Start of Data in this exercise

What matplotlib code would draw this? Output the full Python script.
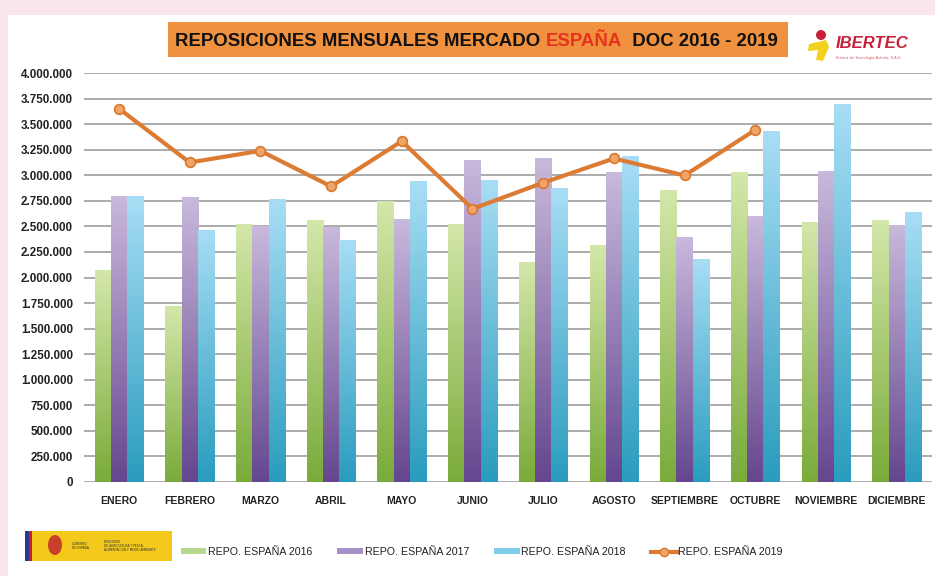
import numpy as np
import matplotlib
matplotlib.use("Agg")
import matplotlib.pyplot as plt
from matplotlib.patches import Rectangle, Polygon, Circle, Ellipse
from matplotlib.lines import Line2D
from matplotlib.colors import LinearSegmentedColormap
from matplotlib.ticker import FuncFormatter, MultipleLocator

months = ["ENERO", "FEBRERO", "MARZO", "ABRIL", "MAYO", "JUNIO", "JULIO",
          "AGOSTO", "SEPTIEMBRE", "OCTUBRE", "NOVIEMBRE", "DICIEMBRE"]
repo_2016 = [2070000, 1719000, 2526000, 2559000, 2747000, 2526000, 2151000,
             2321000, 2852000, 3027000, 2539000, 2559000]
repo_2017 = [2796000, 2786000, 2507000, 2493000, 2568000, 3151000, 3171000,
             3027000, 2396000, 2601000, 3040000, 2516000]
repo_2018 = [2796000, 2468000, 2767000, 2370000, 2946000, 2956000, 2874000,
             3190000, 2184000, 3431000, 3701000, 2640000]
repo_2019 = [3652000, 3125000, 3239000, 2891000, 3333000, 2672000, 2927000,
             3164000, 2998000, 3444000]
series_labels = ["REPO. ESPAÑA 2016", "REPO. ESPAÑA 2017",
                 "REPO. ESPAÑA 2018", "REPO. ESPAÑA 2019"]

W, H = 935, 576
fig = plt.figure(figsize=(W / 100, H / 100), dpi=100)
fig.patch.set_facecolor("#f9e7ec")

# background / decoration layer in pixel coordinates
bg = fig.add_axes([0, 0, 1, 1], zorder=-1)
bg.set_xlim(0, W)
bg.set_ylim(H, 0)
bg.axis("off")
bg.add_patch(Rectangle((8, 15), W, H, facecolor="white", edgecolor="none"))

# Title box
bg.add_patch(Rectangle((168, 22), 620, 35, facecolor="#f0913f", edgecolor="none"))
tfont = dict(fontsize=13.4, fontweight="bold", family=["Liberation Sans", "DejaVu Sans"])
t1 = bg.text(175, 46, "REPOSICIONES MENSUALES MERCADO ", color="#111111",
             ha="left", va="baseline", **tfont)
t2 = bg.annotate("ESPAÑA", xy=(1, 0), xycoords=t1, va="bottom", ha="left",
                 color="#e8321e", **tfont)
t3 = bg.annotate("  DOC 2016 - 2019", xy=(1, 0), xycoords=t2, va="bottom", ha="left",
                 color="#111111", **tfont)

# IBERTEC logo
bg.add_patch(Polygon([(809, 44), (826, 40), (829, 47), (823, 61), (816, 60),
                      (818, 50), (808, 51)], closed=True,
                     facecolor="#f2d21f", edgecolor="none"))
bg.add_patch(Circle((821, 35), 5, facecolor="#c8203a", edgecolor="none"))
bg.text(836, 43, "IBERTEC", color="#c8203a", fontsize=12, fontweight="bold",
        fontstyle="italic", ha="left", va="center", family=["Liberation Sans", "DejaVu Sans"])
bg.text(836, 58, "Ibérica de Tecnología Avícola, S.A.U.", color="#c85a6a",
        fontsize=2.6, ha="left", va="center")

# Ministry logo
bg.add_patch(Rectangle((25, 531), 147, 30, facecolor="#f3c91c", edgecolor="none"))
bg.add_patch(Rectangle((25, 531), 4, 30, facecolor="#2a3b8f", edgecolor="none"))
bg.add_patch(Rectangle((29, 531), 3, 30, facecolor="#c8202a", edgecolor="none"))
bg.add_patch(Ellipse((55, 545), 14, 20, facecolor="#c8402a", edgecolor="none"))
bg.text(72, 546, "GOBIERNO\nDE ESPAÑA", fontsize=2.2, ha="left", va="center",
        color="#333333", linespacing=1.1)
bg.text(104, 546, "MINISTERIO\nDE AGRICULTURA Y PESCA,\nALIMENTACIÓN Y MEDIO AMBIENTE",
        fontsize=2.2, ha="left", va="center", color="#333333", linespacing=1.1)

# Main chart
ax = fig.add_axes([83.6 / W, 1 - 482 / H, 848.5 / W, 409 / H], zorder=1)
ax.set_facecolor("none")
x = np.arange(len(months))
bw = 0.23
grads = [("#7aab3a", "#d4e7aa"), ("#65468f", "#c9b9dc"), ("#2a9cbd", "#a8def5")]
for i, (vals, (c0, c1)) in enumerate(zip([repo_2016, repo_2017, repo_2018], grads)):
    bars = ax.bar(x + (i - 1) * bw, vals, width=bw, color=c1, edgecolor="none", zorder=2)
    cmap = LinearSegmentedColormap.from_list("g%d" % i, [c0, c1])
    grad = np.linspace(1, 0, 256).reshape(-1, 1)
    for b in bars:
        x0, w_, h_ = b.get_x(), b.get_width(), b.get_height()
        im = ax.imshow(grad, extent=(x0, x0 + w_, 0, h_), aspect="auto",
                       cmap=cmap, vmin=0, vmax=1, zorder=3, interpolation="bicubic")
        im.set_clip_path(b)

ax.plot(x[:len(repo_2019)], repo_2019, color="#dc7c34", lw=3, marker="o",
        markersize=7, markerfacecolor="#f0a466", markeredgecolor="#d9772e",
        markeredgewidth=1.2, zorder=5, solid_joinstyle="round")

ax.set_xlim(-0.5, 11.5)
ax.set_ylim(0, 4000000)
ax.yaxis.set_major_locator(MultipleLocator(250000))
ax.yaxis.set_major_formatter(FuncFormatter(lambda v, p: f"{int(v):,}".replace(",", ".")))
ax.grid(axis="y", color="#ababab", lw=1.4, zorder=1)
ax.set_axisbelow(True)
for s in ax.spines.values():
    s.set_visible(False)
ax.set_xticks(x)
ax.set_xticklabels(months)
ax.tick_params(length=0)
ax.tick_params(axis="y", pad=7.6)
ax.tick_params(axis="x", pad=10)
for lab in ax.get_xticklabels():
    lab.set_fontweight("bold")
    lab.set_fontsize(7.5)
    lab.set_family(["Liberation Sans", "DejaVu Sans"])
    lab.set_color("#222222")
for lab in ax.get_yticklabels():
    lab.set_fontweight("bold")
    lab.set_fontsize(8.4)
    lab.set_family(["Liberation Sans", "DejaVu Sans"])
    lab.set_color("#222222")

# Legend
handles = [Rectangle((0, 0), 1, 1, facecolor="#b6d88c", edgecolor="none"),
           Rectangle((0, 0), 1, 1, facecolor="#a690c8", edgecolor="none"),
           Rectangle((0, 0), 1, 1, facecolor="#7fcde8", edgecolor="none"),
           Line2D([], [], color="#dc7c34", lw=3, marker="o", markersize=6,
                  markerfacecolor="#f0a466", markeredgecolor="#d9772e")]
leg = fig.legend(handles, series_labels, ncol=4, loc="center left",
                 bbox_to_anchor=(171 / W, 1 - 552 / H), frameon=False,
                 handlelength=2.4, handleheight=0.45, handletextpad=0.15, columnspacing=2.35,
                 prop=dict(family=["Liberation Sans", "DejaVu Sans"], size=7.7))
for t in leg.get_texts():
    t.set_color("#222222")

fig.savefig("out.png", dpi=100, facecolor=fig.get_facecolor())
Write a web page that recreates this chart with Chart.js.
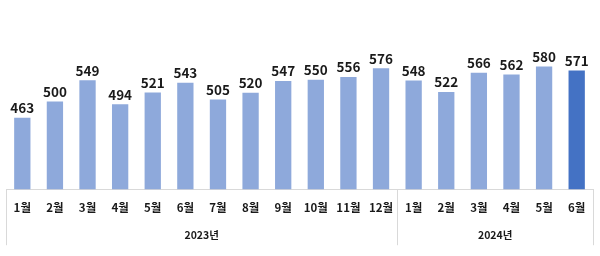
<!DOCTYPE html>
<html lang="ko">
<head>
    <meta charset="UTF-8">
    <title>월별 추이</title>
    <script src="https://cdn.jsdelivr.net/npm/chart.js"></script>
    <style>
        body { margin: 0; background: #fff; }
        #wrap { width: 600px; height: 256px; position: relative; }
    </style>
</head>
<body>
    <div id="wrap"><canvas id="chart"></canvas></div>
    <script>
        // 데이터
        const months = ['1월','2월','3월','4월','5월','6월','7월','8월','9월','10월','11월','12월',
                        '1월','2월','3월','4월','5월','6월'];
        const values = [463, 500, 549, 494, 521, 543, 505, 520, 547, 550, 556, 576,
                        548, 522, 566, 562, 580, 571];
        const years = ['2023년', '2024년'];
        const yearSpans = [[0, 11], [12, 17]];   // 각 연도의 첫/마지막 월 인덱스

        const barColors = values.map((v, i) => i === values.length - 1 ? '#4472C4' : '#8EA9DB');
        const FONT = "'Noto Sans CJK KR', 'Noto Sans', sans-serif";

        // 막대 위 값 + 연도 구분선/라벨
        const extras = {
            id: 'extras',
            afterDatasetsDraw(chart) {
                const ctx = chart.ctx;
                const meta = chart.getDatasetMeta(0);
                ctx.save();
                ctx.fillStyle = '#1a1a1a';
                ctx.font = 'bold 13.5px ' + FONT;
                ctx.textAlign = 'center';
                ctx.textBaseline = 'bottom';
                meta.data.forEach((bar, i) => {
                    ctx.fillText(values[i], bar.x, bar.y - 3);
                });
                ctx.restore();
            },
            afterDraw(chart) {
                const ctx = chart.ctx;
                const x = chart.scales.x;
                const top = chart.chartArea.bottom;
                const half = (x.getPixelForValue(1) - x.getPixelForValue(0)) / 2;
                ctx.save();
                ctx.strokeStyle = '#d9d9d9';
                ctx.lineWidth = 1;
                const edges = [x.getPixelForValue(0) - half];
                yearSpans.forEach(s => edges.push(x.getPixelForValue(s[1]) + half));
                edges.forEach(px => {
                    ctx.beginPath();
                    ctx.moveTo(Math.round(px) + 0.5, top);
                    ctx.lineTo(Math.round(px) + 0.5, top + 56);
                    ctx.stroke();
                });
                ctx.fillStyle = '#1a1a1a';
                ctx.font = 'bold 10.5px ' + FONT;
                ctx.textAlign = 'center';
                ctx.textBaseline = 'middle';
                yearSpans.forEach((s, i) => {
                    const cx = (x.getPixelForValue(s[0]) + x.getPixelForValue(s[1])) / 2;
                    ctx.fillText(years[i], cx, top + 46);
                });
                ctx.restore();
            }
        };

        new Chart(document.getElementById('chart'), {
            type: 'bar',
            data: {
                labels: months,
                datasets: [{ data: values, backgroundColor: barColors,
                             categoryPercentage: 1, barPercentage: 0.5 }]
            },
            options: {
                responsive: true,
                maintainAspectRatio: false,
                animation: false,
                layout: { padding: { top: 14, left: 6, right: 7, bottom: 29 } },
                plugins: { legend: { display: false }, tooltip: { enabled: false } },
                scales: {
                    x: {
                        grid: { display: false, drawTicks: false },
                        border: { display: true, color: '#d9d9d9' },
                        ticks: { color: '#1a1a1a', padding: 12, font: { family: FONT, size: 11.5, weight: 'bold' } }
                    },
                    y: { display: false, min: 300, max: 700 }
                }
            },
            plugins: [extras]
        });
    </script>
</body>
</html>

End of Data in this exercise

- Task brief:
Your task is to repeat the opening line of the entries above and each line after it, ending with the line that has "from matplotlib.ticker import". Do not include the pictures.

- Solution to the exercise:
What matplotlib code would draw this? Output the full Python script.
import numpy as np
import matplotlib
matplotlib.use("Agg")
import matplotlib.pyplot as plt
from matplotlib.patches import Rectangle, Polygon, Circle, Ellipse
from matplotlib.lines import Line2D
from matplotlib.colors import LinearSegmentedColormap
from matplotlib.ticker import FuncFormatter, MultipleLocator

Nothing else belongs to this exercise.